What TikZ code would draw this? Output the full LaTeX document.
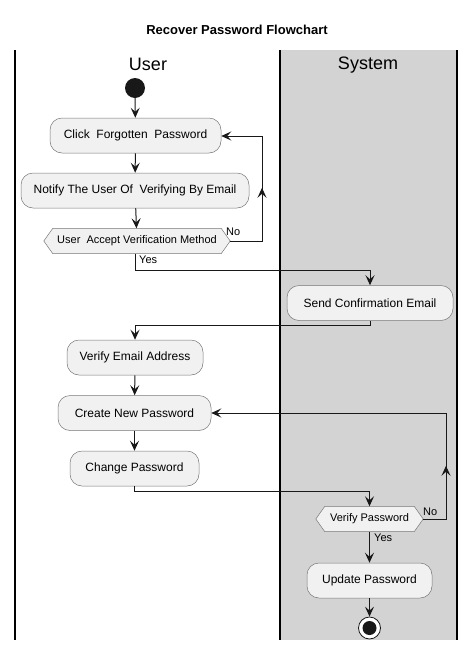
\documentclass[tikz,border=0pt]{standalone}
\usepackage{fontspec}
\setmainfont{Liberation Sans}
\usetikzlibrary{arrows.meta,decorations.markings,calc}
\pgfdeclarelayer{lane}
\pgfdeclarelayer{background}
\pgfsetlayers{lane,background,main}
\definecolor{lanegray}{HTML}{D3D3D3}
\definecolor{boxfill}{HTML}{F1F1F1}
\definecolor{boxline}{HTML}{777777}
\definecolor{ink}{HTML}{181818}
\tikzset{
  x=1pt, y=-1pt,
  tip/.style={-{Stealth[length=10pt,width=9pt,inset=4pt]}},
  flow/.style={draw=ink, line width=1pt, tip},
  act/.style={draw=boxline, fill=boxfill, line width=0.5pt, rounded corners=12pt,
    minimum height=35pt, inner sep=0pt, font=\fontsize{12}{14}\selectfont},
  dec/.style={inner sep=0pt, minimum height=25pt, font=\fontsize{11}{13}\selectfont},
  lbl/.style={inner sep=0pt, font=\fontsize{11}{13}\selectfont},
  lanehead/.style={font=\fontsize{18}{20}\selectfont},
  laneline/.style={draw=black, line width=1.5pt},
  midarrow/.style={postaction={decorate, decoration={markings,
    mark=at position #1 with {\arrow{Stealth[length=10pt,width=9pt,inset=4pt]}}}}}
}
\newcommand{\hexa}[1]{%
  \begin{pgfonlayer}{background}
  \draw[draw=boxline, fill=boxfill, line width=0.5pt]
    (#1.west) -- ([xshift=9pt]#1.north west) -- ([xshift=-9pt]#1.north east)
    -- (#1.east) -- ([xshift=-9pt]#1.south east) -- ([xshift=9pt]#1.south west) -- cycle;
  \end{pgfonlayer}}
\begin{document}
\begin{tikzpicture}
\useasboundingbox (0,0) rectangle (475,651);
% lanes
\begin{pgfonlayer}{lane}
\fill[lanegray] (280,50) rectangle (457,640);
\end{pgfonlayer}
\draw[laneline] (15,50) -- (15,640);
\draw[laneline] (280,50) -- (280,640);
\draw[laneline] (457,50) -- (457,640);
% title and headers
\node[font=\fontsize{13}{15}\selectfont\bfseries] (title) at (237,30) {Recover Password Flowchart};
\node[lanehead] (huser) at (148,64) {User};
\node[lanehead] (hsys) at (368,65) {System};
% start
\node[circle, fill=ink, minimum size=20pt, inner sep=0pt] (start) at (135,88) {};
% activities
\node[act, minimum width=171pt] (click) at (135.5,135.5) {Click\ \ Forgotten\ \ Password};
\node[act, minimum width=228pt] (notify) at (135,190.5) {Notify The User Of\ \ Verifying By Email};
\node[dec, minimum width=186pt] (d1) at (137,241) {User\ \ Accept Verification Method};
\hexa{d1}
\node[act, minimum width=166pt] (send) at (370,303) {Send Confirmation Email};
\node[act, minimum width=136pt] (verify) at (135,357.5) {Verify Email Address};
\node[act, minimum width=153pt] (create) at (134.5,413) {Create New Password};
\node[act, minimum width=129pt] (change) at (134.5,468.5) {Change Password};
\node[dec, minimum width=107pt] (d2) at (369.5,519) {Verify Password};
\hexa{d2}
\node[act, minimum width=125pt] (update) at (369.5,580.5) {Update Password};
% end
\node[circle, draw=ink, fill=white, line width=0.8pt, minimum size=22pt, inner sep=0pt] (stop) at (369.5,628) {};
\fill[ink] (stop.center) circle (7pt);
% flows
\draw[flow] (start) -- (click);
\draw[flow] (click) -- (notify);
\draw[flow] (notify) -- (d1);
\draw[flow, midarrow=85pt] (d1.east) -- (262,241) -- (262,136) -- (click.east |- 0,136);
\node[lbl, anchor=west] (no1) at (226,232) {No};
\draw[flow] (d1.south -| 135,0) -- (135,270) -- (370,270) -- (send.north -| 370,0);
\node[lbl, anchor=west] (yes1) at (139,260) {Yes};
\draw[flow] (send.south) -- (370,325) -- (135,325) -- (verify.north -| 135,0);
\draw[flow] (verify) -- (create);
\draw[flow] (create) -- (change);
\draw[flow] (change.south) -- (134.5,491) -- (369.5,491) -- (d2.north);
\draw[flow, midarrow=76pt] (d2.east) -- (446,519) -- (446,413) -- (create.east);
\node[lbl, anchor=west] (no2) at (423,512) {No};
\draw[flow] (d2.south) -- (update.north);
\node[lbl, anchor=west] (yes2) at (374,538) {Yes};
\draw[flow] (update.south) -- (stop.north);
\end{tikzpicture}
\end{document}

...

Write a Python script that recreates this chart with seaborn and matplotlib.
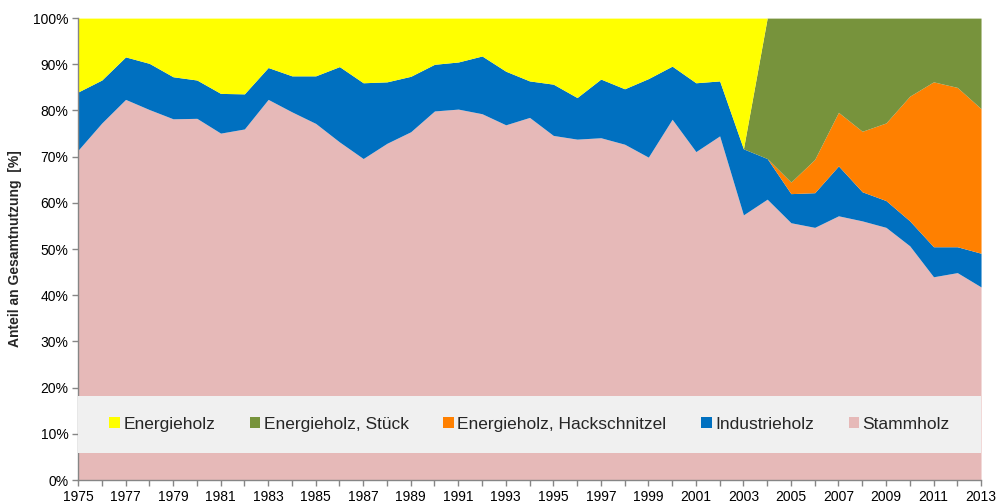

==

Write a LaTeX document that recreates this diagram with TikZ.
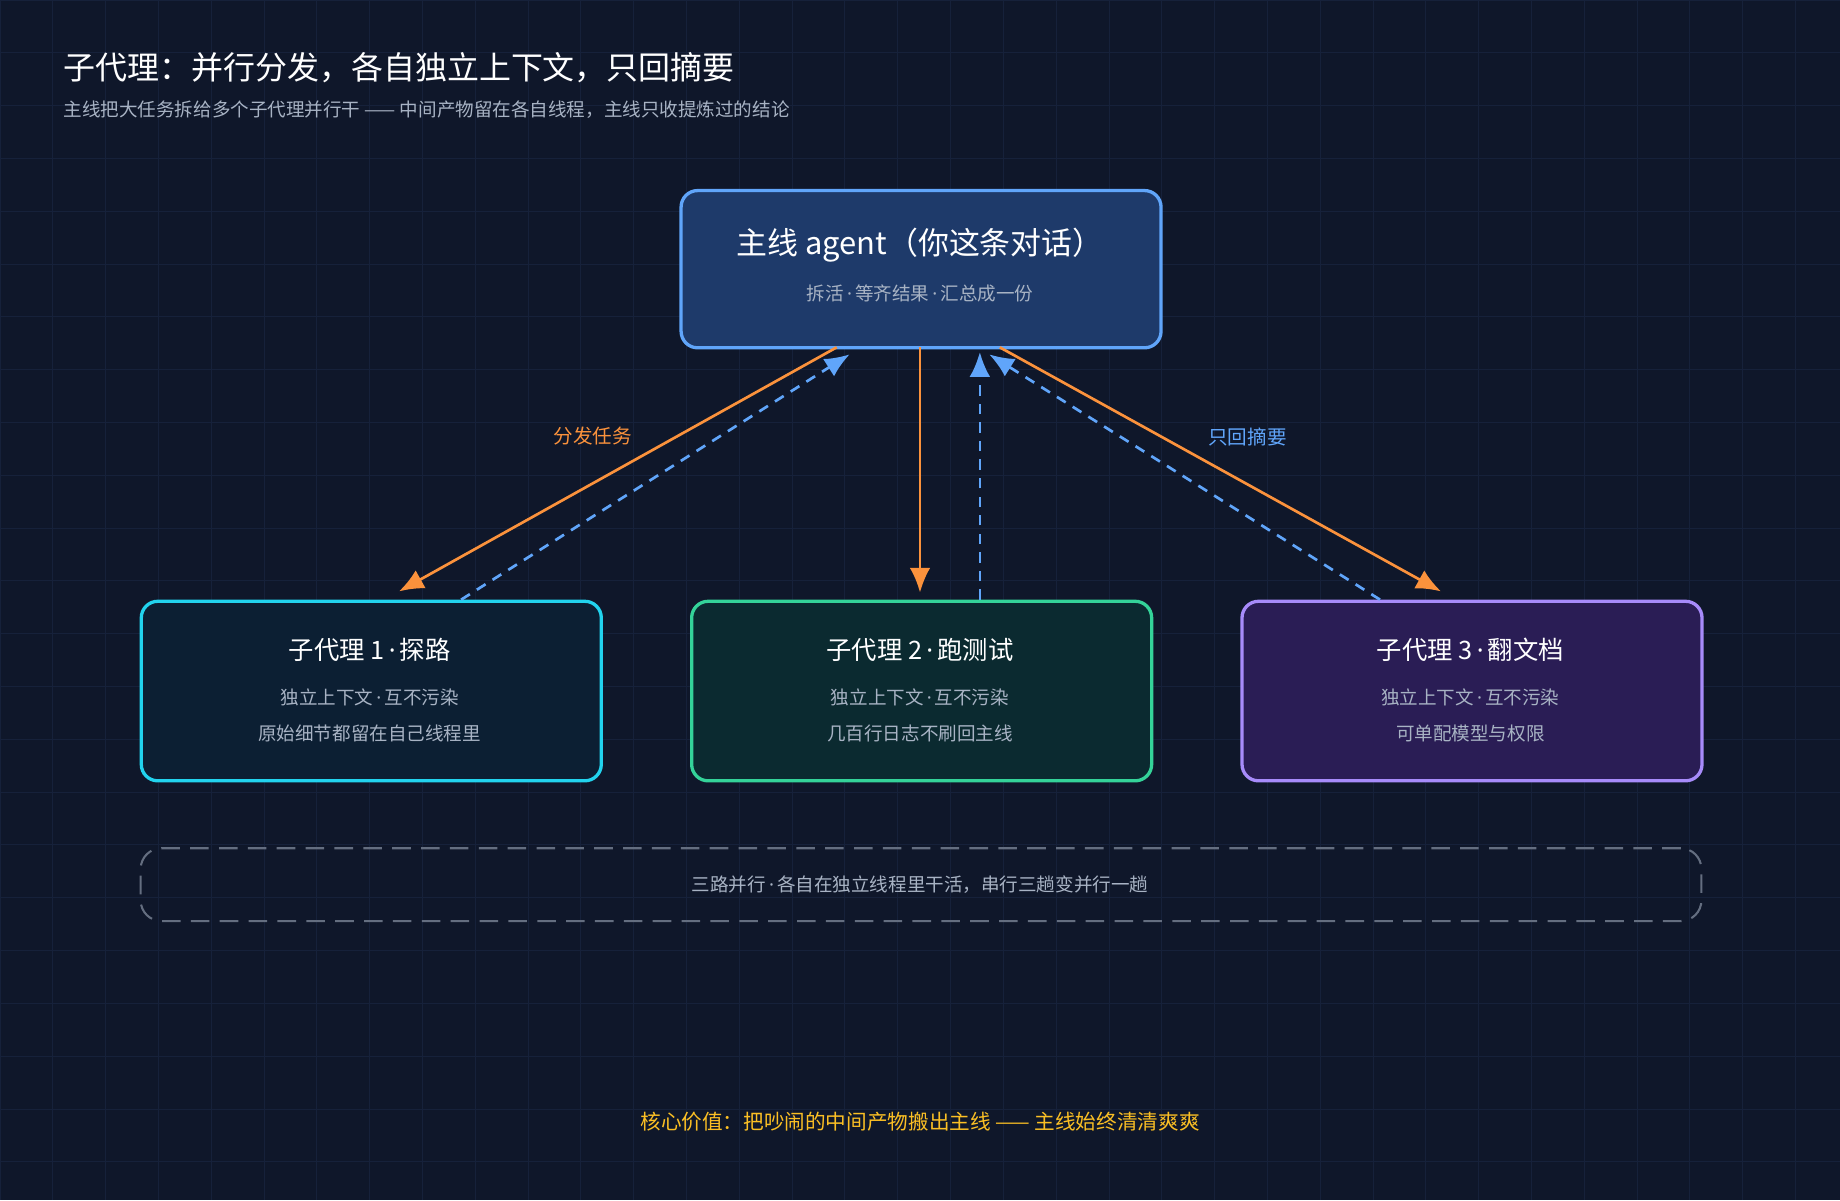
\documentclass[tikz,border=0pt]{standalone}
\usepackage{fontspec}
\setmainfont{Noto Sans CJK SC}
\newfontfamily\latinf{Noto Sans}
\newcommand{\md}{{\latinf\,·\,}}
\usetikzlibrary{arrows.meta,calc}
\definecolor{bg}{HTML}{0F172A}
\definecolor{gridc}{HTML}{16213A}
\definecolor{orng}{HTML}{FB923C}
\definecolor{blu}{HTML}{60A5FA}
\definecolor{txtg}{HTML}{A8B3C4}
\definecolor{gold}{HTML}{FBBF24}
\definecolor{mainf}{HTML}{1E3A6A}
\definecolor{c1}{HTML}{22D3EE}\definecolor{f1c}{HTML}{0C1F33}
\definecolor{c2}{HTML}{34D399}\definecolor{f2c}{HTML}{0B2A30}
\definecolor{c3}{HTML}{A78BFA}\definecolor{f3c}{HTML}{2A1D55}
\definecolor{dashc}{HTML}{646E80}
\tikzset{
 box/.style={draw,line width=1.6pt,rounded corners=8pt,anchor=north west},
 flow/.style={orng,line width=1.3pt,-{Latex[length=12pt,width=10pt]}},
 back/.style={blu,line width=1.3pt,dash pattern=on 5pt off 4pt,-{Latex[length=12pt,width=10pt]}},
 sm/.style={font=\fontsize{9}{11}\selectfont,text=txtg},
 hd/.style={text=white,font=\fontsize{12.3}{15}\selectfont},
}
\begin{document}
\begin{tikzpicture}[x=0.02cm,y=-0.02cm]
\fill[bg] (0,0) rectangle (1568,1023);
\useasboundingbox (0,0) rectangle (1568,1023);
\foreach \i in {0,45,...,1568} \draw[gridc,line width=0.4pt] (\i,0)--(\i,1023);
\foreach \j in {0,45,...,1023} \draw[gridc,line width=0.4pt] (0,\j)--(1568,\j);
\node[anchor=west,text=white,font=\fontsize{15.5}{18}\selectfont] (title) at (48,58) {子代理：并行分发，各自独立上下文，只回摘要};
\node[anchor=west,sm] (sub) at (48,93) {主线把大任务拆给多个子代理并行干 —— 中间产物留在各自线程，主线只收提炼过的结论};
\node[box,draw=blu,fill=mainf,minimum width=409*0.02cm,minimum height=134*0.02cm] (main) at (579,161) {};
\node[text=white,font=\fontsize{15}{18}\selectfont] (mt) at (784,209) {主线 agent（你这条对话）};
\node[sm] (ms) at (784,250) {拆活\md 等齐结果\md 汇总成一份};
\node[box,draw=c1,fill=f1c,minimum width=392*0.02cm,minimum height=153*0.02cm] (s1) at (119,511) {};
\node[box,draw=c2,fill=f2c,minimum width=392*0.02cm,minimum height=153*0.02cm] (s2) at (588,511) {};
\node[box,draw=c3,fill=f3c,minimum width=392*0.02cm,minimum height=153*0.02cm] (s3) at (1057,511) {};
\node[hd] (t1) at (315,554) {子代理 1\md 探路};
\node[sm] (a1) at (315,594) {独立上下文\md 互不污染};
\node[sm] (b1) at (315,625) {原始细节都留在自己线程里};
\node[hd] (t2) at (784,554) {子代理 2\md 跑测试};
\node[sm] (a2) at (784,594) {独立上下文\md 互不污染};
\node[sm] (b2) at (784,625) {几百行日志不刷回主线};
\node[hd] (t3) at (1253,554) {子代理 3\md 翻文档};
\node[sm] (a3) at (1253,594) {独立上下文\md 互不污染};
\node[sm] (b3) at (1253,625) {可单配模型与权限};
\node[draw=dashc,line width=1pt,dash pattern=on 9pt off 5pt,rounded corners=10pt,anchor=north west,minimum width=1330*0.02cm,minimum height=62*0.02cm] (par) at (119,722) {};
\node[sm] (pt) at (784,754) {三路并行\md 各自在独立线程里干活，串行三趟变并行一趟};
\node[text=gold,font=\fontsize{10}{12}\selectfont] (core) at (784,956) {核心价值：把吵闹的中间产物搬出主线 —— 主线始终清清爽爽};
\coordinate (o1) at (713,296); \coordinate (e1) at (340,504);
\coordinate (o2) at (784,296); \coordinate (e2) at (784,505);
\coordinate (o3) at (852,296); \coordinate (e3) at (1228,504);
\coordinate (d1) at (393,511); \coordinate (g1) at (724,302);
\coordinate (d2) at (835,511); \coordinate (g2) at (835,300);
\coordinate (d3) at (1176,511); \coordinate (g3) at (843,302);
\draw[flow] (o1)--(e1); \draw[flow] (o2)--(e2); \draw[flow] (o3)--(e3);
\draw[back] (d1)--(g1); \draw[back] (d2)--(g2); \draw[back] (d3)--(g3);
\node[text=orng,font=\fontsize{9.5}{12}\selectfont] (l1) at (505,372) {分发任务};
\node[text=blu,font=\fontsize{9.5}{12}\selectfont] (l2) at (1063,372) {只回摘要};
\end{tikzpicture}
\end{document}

GIVEN PROBLEM: Collect the lines of the data that carry the word "with".

REPLY TO THE TASK:
    mark=at position #1 with {\arrow{Stealth[length=10pt,width=9pt,inset=4pt]}}}}}
Write a Python script that recreates this chart with seaborn and matplotlib.
Write a LaTeX document that recreates this diagram with TikZ.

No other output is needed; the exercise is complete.